Februari 11, 2009

The Perfect One

Februari 11, 2009
Pagi ini aku eneg banget sama yang namanya ‘kecantikan’.

Para filosof-lah yang terlebih dulu mengungkapkan persepsi tentang kecantikan, apa yang dimaksud kecantikan, darimana datangnya penilaian tentang kecantikan, bagaimana seseorang dinyatakan cantik?

Semua pertanyaan tersebut sudah dipikirkan oleh para ahli filsafat, yang tentu saja lebih banyak berpikir dan menggunakan belahan otak kiri, namun mereka tidak dapat membuktikannya secara obyektif.

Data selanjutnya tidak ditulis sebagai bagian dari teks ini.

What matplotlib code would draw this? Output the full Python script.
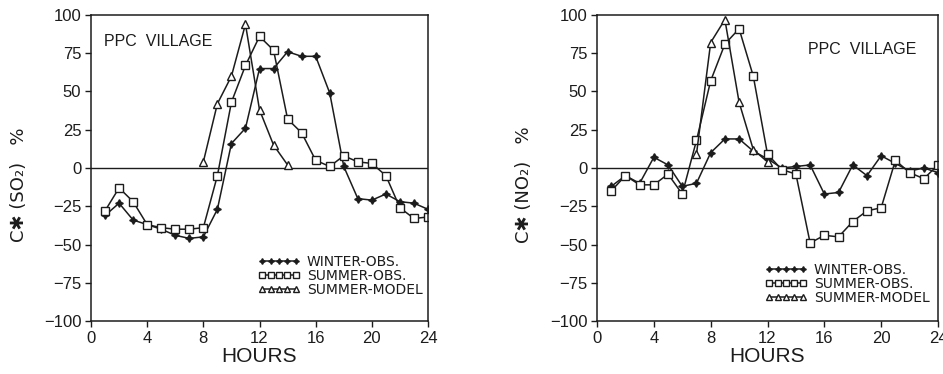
import numpy as np
import matplotlib
matplotlib.use('Agg')
import matplotlib.pyplot as plt

# Hours of the day (1..24)
hours = list(range(1, 25))

# SO2 panel (left)
so2_winter_obs = [-31, -23, -34, -37, -40, -44, -46, -45, -27, 16, 26, 65,
                  65, 76, 73, 73, 49, 1, -20, -21, -17, -22, -23, -27]
so2_summer_obs = [-28, -13, -22, -37, -39, -40, -40, -39, -5, 43, 67, 86,
                  77, 32, 23, 5, 1, 8, 4, 3, -5, -26, -33, -32]
so2_model_hours = [8, 9, 10, 11, 12, 13, 14]
so2_summer_model = [4, 42, 60, 94, 38, 15, 2]

# NO2 panel (right)
no2_winter_obs = [-12, -5, -10, 7, 2, -12, -10, 10, 19, 19, 11, 6,
                  0, 1, 2, -17, -16, 2, -5, 8, 3, -2, 0, -3]
no2_summer_obs = [-15, -5, -11, -11, -4, -17, 18, 57, 81, 91, 60, 9,
                  -1, -4, -49, -44, -45, -35, -28, -26, 5, -3, -7, 2]
no2_model_hours = [7, 8, 9, 10, 11, 12]
no2_summer_model = [9, 82, 97, 43, 12, 4]

series_labels = ['WINTER-OBS.', 'SUMMER-OBS.', 'SUMMER-MODEL']
x_ticks = [0, 4, 8, 12, 16, 20, 24]
y_ticks = [-100, -75, -50, -25, 0, 25, 50, 75, 100]

INK = '#1c1c1c'
TICK_FONT = ['Liberation Sans', 'DejaVu Sans']

plt.rcParams['font.family'] = TICK_FONT
plt.rcParams['axes.edgecolor'] = INK
plt.rcParams['text.color'] = INK

fig = plt.figure(figsize=(9.43, 3.74), dpi=100)
ax1 = fig.add_axes([0.0965, 0.1417, 0.3574, 0.8182])
ax2 = fig.add_axes([0.6331, 0.1417, 0.3616, 0.8182])


def draw_panel(ax, winter, summer, m_hours, model, species, place_xy, legend_xy):
    ax.plot(hours, winter, color=INK, lw=1.1, marker=(4, 1, 0), ms=5.5,
            mfc=INK, mec=INK, label=series_labels[0])
    ax.plot(hours, summer, color=INK, lw=1.1, marker='s', ms=6,
            mfc='white', mec=INK, mew=1.0, label=series_labels[1])
    ax.plot(m_hours, model, color=INK, lw=1.1, marker='^', ms=6,
            mfc='white', mec=INK, mew=1.0, label=series_labels[2])
    ax.axhline(0, color=INK, lw=1.0, zorder=0)

    ax.set_xlim(0, 24)
    ax.set_ylim(-100, 100)
    ax.set_xticks(x_ticks)
    ax.set_yticks(y_ticks)
    ax.set_yticklabels(['\u2212' + str(-v) if v < 0 else str(v) for v in y_ticks])
    ax.tick_params(direction='out', length=4.5, width=1.0, color=INK,
                   labelsize=12, labelcolor=INK, pad=2.5)
    for sp in ax.spines.values():
        sp.set_linewidth(1.1)

    ax.set_xlabel('HOURS', fontsize=15, labelpad=1, color=INK)
    # y label: C* (species)   %
    ax.text(-0.215, 0.445, 'C\u2731 (' + species + ')   %', transform=ax.transAxes,
            rotation=90, ha='center', va='center', fontsize=13,
            family=['DejaVu Sans'], color=INK)
    ax.text(place_xy[0], place_xy[1], 'PPC  VILLAGE', transform=ax.transAxes,
            ha='left', va='center', fontsize=11.5, color=INK)

    leg = ax.legend(loc='upper left', bbox_to_anchor=legend_xy, frameon=False,
                    numpoints=5, handlelength=3.0, handletextpad=0.5,
                    labelspacing=0.0, borderpad=0, borderaxespad=0,
                    markerscale=0.75, prop={'family': 'DejaVu Sans', 'size': 10})
    for t in leg.get_texts():
        t.set_color(INK)


draw_panel(ax1, so2_winter_obs, so2_summer_obs, so2_model_hours, so2_summer_model,
           'SO\u2082', (0.04, 0.912), (0.496, 0.215))
draw_panel(ax2, no2_winter_obs, no2_summer_obs, no2_model_hours, no2_summer_model,
           'NO\u2082', (0.62, 0.888), (0.493, 0.19))

fig.savefig('out.png', dpi=100, facecolor='white')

Cleopatra, Helen of Troy, Ratu Nefertiti, menjadi simbol kecantikan dunia, bahkan Pascal mengatakan bahwa “Jika hidung Cleopatra pesek, maka persepsi dunia juga akan berubah” [Setuju!! Maka kaum Arya tidak akan sesombong ini memiliki hidung mancung, dan pastinya tidak ada seorang perempuan pun yang mau operasi plastik untuk memancungkan hidung].

Kecantikan wajah selalu menjadi aspek yang paling berharga dalam kecantikan manusia. Penilaian kecantikan wajah bersifat subyektif. Pada abad ke-16, seniman Albrecht Durer mengatakan, “Saya tidak mengetahui apa yang dimaksud dengan kecantikan, tapi yang saya tahu, hal itu mempengaruhi berbagai hal dalam kehidupan.” Beliau mengatakan bahwa wajah yang tidak proporsional dinyatakan kurang estetis, sedangkan fitur-fitur yang proporsional tidak selalu dinyatakan cantik.

Persepsi kita tentang kecantikan wajah didasarkan pada keturunan dan lingkungan. Dasar evolusioner kecantikan wajah antara lain kesimetrisan wajah, dan karakteristik seksual sekunder, yang merupakan persyaratan seleksi seksual, dan mengarahkan kita pada proses reproduksi.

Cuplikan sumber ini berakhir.